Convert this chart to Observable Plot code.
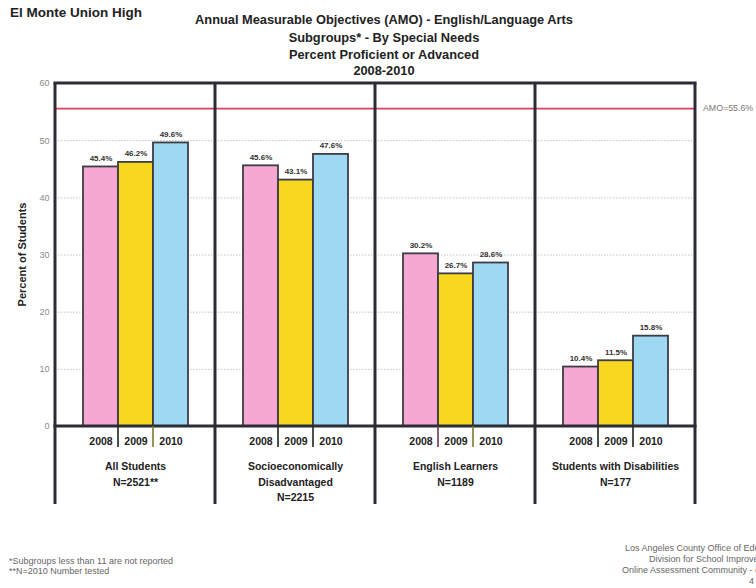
<!DOCTYPE html>
<html>
<head>
<meta charset="utf-8">
<script src="https://cdn.jsdelivr.net/npm/d3@7"></script>
<script src="https://cdn.jsdelivr.net/npm/@observablehq/plot@0.6"></script>
<style>
  html, body { margin: 0; padding: 0; background: #fff; }
  #chart { width: 756px; height: 588px; position: relative; overflow: hidden; }
</style>
</head>
<body>
<div id="chart"></div>
<script>
const categories = ["All Students", "Socioeconomically Disadvantaged", "English Learners", "Students with Disabilities"];
const categoryLabels = ["All Students\nN=2521**", "Socioeconomically\nDisadvantaged\nN=2215", "English Learners\nN=1189", "Students with Disabilities\nN=177"];
const years = ["2008", "2009", "2010"];
const values2008 = [45.4, 45.6, 30.2, 10.4];
const values2009 = [46.2, 43.1, 26.7, 11.5];
const values2010 = [49.6, 47.6, 28.6, 15.8];
const amoValue = 55.6;
const yTicks = [0, 10, 20, 30, 40, 50, 60];
const gridTicks = [10, 20, 30, 40, 50];
const yearColors = ["#f6a8d2", "#f8d81e", "#9fd8f2"];

const titleLines = [
  "Annual Measurable Objectives (AMO) - English/Language Arts",
  "Subgroups* - By Special Needs",
  "Percent Proficient or Advanced",
  "2008-2010"
];
const schoolName = "El Monte Union High";
const yLabel = "Percent of Students";
const amoLabel = "AMO=55.6%";
const footLeft = ["*Subgroups less than 11 are not reported", "**N=2010 Number tested"];
const footRight = ["Los Angeles County Office of Education", "Division for School Improvement", "Online Assessment Community - cac.lacoe.edu", "4"];

const seriesByYear = [values2008, values2009, values2010];
const data = [];
categories.forEach((cat, i) => {
  years.forEach((yr, j) => data.push({cat, year: yr, value: seriesByYear[j][i]}));
});
const catData = categories.map((cat, i) => ({cat, label: categoryLabels[i]}));

const FONT = "'Liberation Sans', Arial, sans-serif";

(function () {
const plot = Plot.plot({
  width: 756,
  height: 588,
  marginLeft: 53,
  marginRight: 60,
  marginTop: 83,
  marginBottom: 162,
  style: {fontFamily: FONT, background: "#fff", overflow: "hidden"},
  fx: {domain: categories, padding: 0, axis: null},
  x: {domain: years, paddingInner: 0, paddingOuter: 0.77, axis: null},
  y: {domain: [0, 60]},
  color: {domain: years, range: yearColors},
  marks: [
    Plot.ruleY(gridTicks, {stroke: "#c4c4c4", strokeDasharray: "1.5,1.5", strokeWidth: 1}),
    Plot.axisY({ticks: yTicks, tickSize: 0, tickPadding: 6, label: null, fill: "#8a8a8a", fontSize: 9}),
    Plot.ruleY([amoValue], {stroke: "#d9405c", strokeWidth: 1.6}),
    Plot.barY(data, {fx: "cat", x: "year", y: "value", fill: "year", stroke: "#3c3c46", strokeWidth: 1.8}),
    Plot.text(data, {fx: "cat", x: "year", y: "value", text: d => d.value.toFixed(1) + "%", dy: -6, lineAnchor: "bottom", fontWeight: "bold", fontSize: 8, fill: "#333"}),
    Plot.text(data, {fx: "cat", x: "year", y: () => 0, text: "year", dy: 15, fontWeight: "bold", fontSize: 10.5, fill: "#222"}),
    Plot.text(catData, {fx: "cat", text: "label", frameAnchor: "bottom", dy: 33, lineAnchor: "top", lineHeight: 1.45, fontWeight: "bold", fontSize: 10.5, fill: "#222"})
  ]
});

document.getElementById("chart").appendChild(plot);

const svg = d3.select(plot);
const fx = plot.scale("fx");
const xs = plot.scale("x");
const ys = plot.scale("y");
const yTop = ys.apply(60), yBase = ys.apply(0);
const xLeft = fx.apply(categories[0]);
const xRight = fx.apply(categories[categories.length - 1]) + fx.bandwidth;
const frameColor = "#2c2c36";
const g = svg.append("g");

g.append("line").attr("x1", xLeft - 1.5).attr("x2", xRight + 1.5).attr("y1", yTop).attr("y2", yTop)
  .attr("stroke", frameColor).attr("stroke-width", 3);
g.append("line").attr("x1", xLeft - 1.5).attr("x2", xRight + 1.5).attr("y1", yBase).attr("y2", yBase)
  .attr("stroke", frameColor).attr("stroke-width", 3);
const edges = categories.map(c => fx.apply(c)).concat([xRight]);
edges.forEach(e => {
  g.append("line").attr("x1", e).attr("x2", e).attr("y1", yTop).attr("y2", yBase + 78)
    .attr("stroke", frameColor).attr("stroke-width", 3);
});
const sepColors = [["#222", "#7a7a30"], ["#222", "#222"], ["#6a3a4a", "#7a7a30"], ["#222", "#222"]];
categories.forEach((c, i) => {
  years.slice(1).forEach((yr, j) => {
    const xx = fx.apply(c) + xs.apply(yr) - xs.range[0];
    g.append("line").attr("x1", xx).attr("x2", xx).attr("y1", yBase).attr("y2", yBase + 21)
      .attr("stroke", sepColors[i][j]).attr("stroke-width", 1.6);
  });
});

const t = svg.append("g").attr("font-family", FONT);
t.append("text").attr("x", 10).attr("y", 17).attr("text-anchor", "start").attr("font-size", 13.5).attr("font-weight", "bold").attr("fill", "#222").text(schoolName);
titleLines.forEach((s, i) => {
  t.append("text").attr("x", 384).attr("y", [24, 42, 59, 75][i]).attr("text-anchor", "middle")
    .attr("font-size", 12.8).attr("font-weight", "bold").attr("fill", "#222").text(s);
});
t.append("text").attr("transform", `translate(26,${(yTop + yBase) / 2}) rotate(-90)`).attr("text-anchor", "middle")
  .attr("font-size", 11).attr("font-weight", "bold").attr("fill", "#222").text(yLabel);
t.append("text").attr("x", xRight + 8).attr("y", ys.apply(amoValue) + 3).attr("text-anchor", "start").attr("font-size", 8.8).attr("fill", "#777").text(amoLabel);
footLeft.forEach((s, i) => {
  t.append("text").attr("x", 9).attr("y", 564 + i * 10).attr("text-anchor", "start").attr("font-size", 9).attr("fill", "#666").text(s);
});
const footRightX = [625, 649, 622, 749];
footRight.forEach((s, i) => {
  t.append("text").attr("x", footRightX[i]).attr("y", 551 + i * 11).attr("text-anchor", "start").attr("font-size", 9).attr("fill", "#666").text(s);
});
})();
</script>
</body>
</html>
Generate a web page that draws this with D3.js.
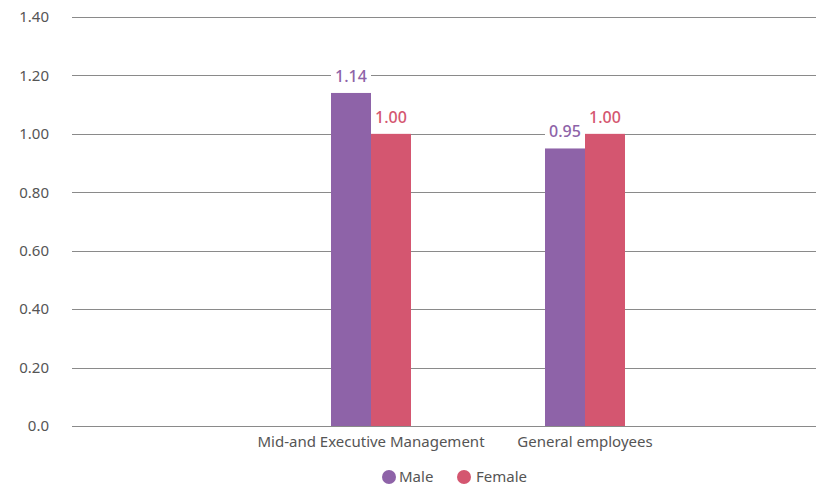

**WRITTEN PROBLEM**
Restate the whole listing above exactly, except for its images.

**TASK SOLUTION**
Convert this chart to Observable Plot code.
<!DOCTYPE html>
<html>
<head>
<meta charset="utf-8">
<script src="https://cdn.jsdelivr.net/npm/d3@7"></script>
<script src="https://cdn.jsdelivr.net/npm/@observablehq/plot@0.6"></script>
<style>
  html, body { margin: 0; padding: 0; background: #fff; }
  #chart { width: 756px; height: 588px; position: relative; overflow: hidden; }
</style>
</head>
<body>
<div id="chart"></div>
<script>
const categories = ["All Students", "Socioeconomically Disadvantaged", "English Learners", "Students with Disabilities"];
const categoryLabels = ["All Students\nN=2521**", "Socioeconomically\nDisadvantaged\nN=2215", "English Learners\nN=1189", "Students with Disabilities\nN=177"];
const years = ["2008", "2009", "2010"];
const values2008 = [45.4, 45.6, 30.2, 10.4];
const values2009 = [46.2, 43.1, 26.7, 11.5];
const values2010 = [49.6, 47.6, 28.6, 15.8];
const amoValue = 55.6;
const yTicks = [0, 10, 20, 30, 40, 50, 60];
const gridTicks = [10, 20, 30, 40, 50];
const yearColors = ["#f6a8d2", "#f8d81e", "#9fd8f2"];

const titleLines = [
  "Annual Measurable Objectives (AMO) - English/Language Arts",
  "Subgroups* - By Special Needs",
  "Percent Proficient or Advanced",
  "2008-2010"
];
const schoolName = "El Monte Union High";
const yLabel = "Percent of Students";
const amoLabel = "AMO=55.6%";
const footLeft = ["*Subgroups less than 11 are not reported", "**N=2010 Number tested"];
const footRight = ["Los Angeles County Office of Education", "Division for School Improvement", "Online Assessment Community - cac.lacoe.edu", "4"];

const seriesByYear = [values2008, values2009, values2010];
const data = [];
categories.forEach((cat, i) => {
  years.forEach((yr, j) => data.push({cat, year: yr, value: seriesByYear[j][i]}));
});
const catData = categories.map((cat, i) => ({cat, label: categoryLabels[i]}));

const FONT = "'Liberation Sans', Arial, sans-serif";

(function () {
const plot = Plot.plot({
  width: 756,
  height: 588,
  marginLeft: 53,
  marginRight: 60,
  marginTop: 83,
  marginBottom: 162,
  style: {fontFamily: FONT, background: "#fff", overflow: "hidden"},
  fx: {domain: categories, padding: 0, axis: null},
  x: {domain: years, paddingInner: 0, paddingOuter: 0.77, axis: null},
  y: {domain: [0, 60]},
  color: {domain: years, range: yearColors},
  marks: [
    Plot.ruleY(gridTicks, {stroke: "#c4c4c4", strokeDasharray: "1.5,1.5", strokeWidth: 1}),
    Plot.axisY({ticks: yTicks, tickSize: 0, tickPadding: 6, label: null, fill: "#8a8a8a", fontSize: 9}),
    Plot.ruleY([amoValue], {stroke: "#d9405c", strokeWidth: 1.6}),
    Plot.barY(data, {fx: "cat", x: "year", y: "value", fill: "year", stroke: "#3c3c46", strokeWidth: 1.8}),
    Plot.text(data, {fx: "cat", x: "year", y: "value", text: d => d.value.toFixed(1) + "%", dy: -6, lineAnchor: "bottom", fontWeight: "bold", fontSize: 8, fill: "#333"}),
    Plot.text(data, {fx: "cat", x: "year", y: () => 0, text: "year", dy: 15, fontWeight: "bold", fontSize: 10.5, fill: "#222"}),
    Plot.text(catData, {fx: "cat", text: "label", frameAnchor: "bottom", dy: 33, lineAnchor: "top", lineHeight: 1.45, fontWeight: "bold", fontSize: 10.5, fill: "#222"})
  ]
});

document.getElementById("chart").appendChild(plot);

const svg = d3.select(plot);
const fx = plot.scale("fx");
const xs = plot.scale("x");
const ys = plot.scale("y");
const yTop = ys.apply(60), yBase = ys.apply(0);
const xLeft = fx.apply(categories[0]);
const xRight = fx.apply(categories[categories.length - 1]) + fx.bandwidth;
const frameColor = "#2c2c36";
const g = svg.append("g");

g.append("line").attr("x1", xLeft - 1.5).attr("x2", xRight + 1.5).attr("y1", yTop).attr("y2", yTop)
  .attr("stroke", frameColor).attr("stroke-width", 3);
g.append("line").attr("x1", xLeft - 1.5).attr("x2", xRight + 1.5).attr("y1", yBase).attr("y2", yBase)
  .attr("stroke", frameColor).attr("stroke-width", 3);
const edges = categories.map(c => fx.apply(c)).concat([xRight]);
edges.forEach(e => {
  g.append("line").attr("x1", e).attr("x2", e).attr("y1", yTop).attr("y2", yBase + 78)
    .attr("stroke", frameColor).attr("stroke-width", 3);
});
const sepColors = [["#222", "#7a7a30"], ["#222", "#222"], ["#6a3a4a", "#7a7a30"], ["#222", "#222"]];
categories.forEach((c, i) => {
  years.slice(1).forEach((yr, j) => {
    const xx = fx.apply(c) + xs.apply(yr) - xs.range[0];
    g.append("line").attr("x1", xx).attr("x2", xx).attr("y1", yBase).attr("y2", yBase + 21)
      .attr("stroke", sepColors[i][j]).attr("stroke-width", 1.6);
  });
});

const t = svg.append("g").attr("font-family", FONT);
t.append("text").attr("x", 10).attr("y", 17).attr("text-anchor", "start").attr("font-size", 13.5).attr("font-weight", "bold").attr("fill", "#222").text(schoolName);
titleLines.forEach((s, i) => {
  t.append("text").attr("x", 384).attr("y", [24, 42, 59, 75][i]).attr("text-anchor", "middle")
    .attr("font-size", 12.8).attr("font-weight", "bold").attr("fill", "#222").text(s);
});
t.append("text").attr("transform", `translate(26,${(yTop + yBase) / 2}) rotate(-90)`).attr("text-anchor", "middle")
  .attr("font-size", 11).attr("font-weight", "bold").attr("fill", "#222").text(yLabel);
t.append("text").attr("x", xRight + 8).attr("y", ys.apply(amoValue) + 3).attr("text-anchor", "start").attr("font-size", 8.8).attr("fill", "#777").text(amoLabel);
footLeft.forEach((s, i) => {
  t.append("text").attr("x", 9).attr("y", 564 + i * 10).attr("text-anchor", "start").attr("font-size", 9).attr("fill", "#666").text(s);
});
const footRightX = [625, 649, 622, 749];
footRight.forEach((s, i) => {
  t.append("text").attr("x", footRightX[i]).attr("y", 551 + i * 11).attr("text-anchor", "start").attr("font-size", 9).attr("fill", "#666").text(s);
});
})();
</script>
</body>
</html>
Generate a web page that draws this with D3.js.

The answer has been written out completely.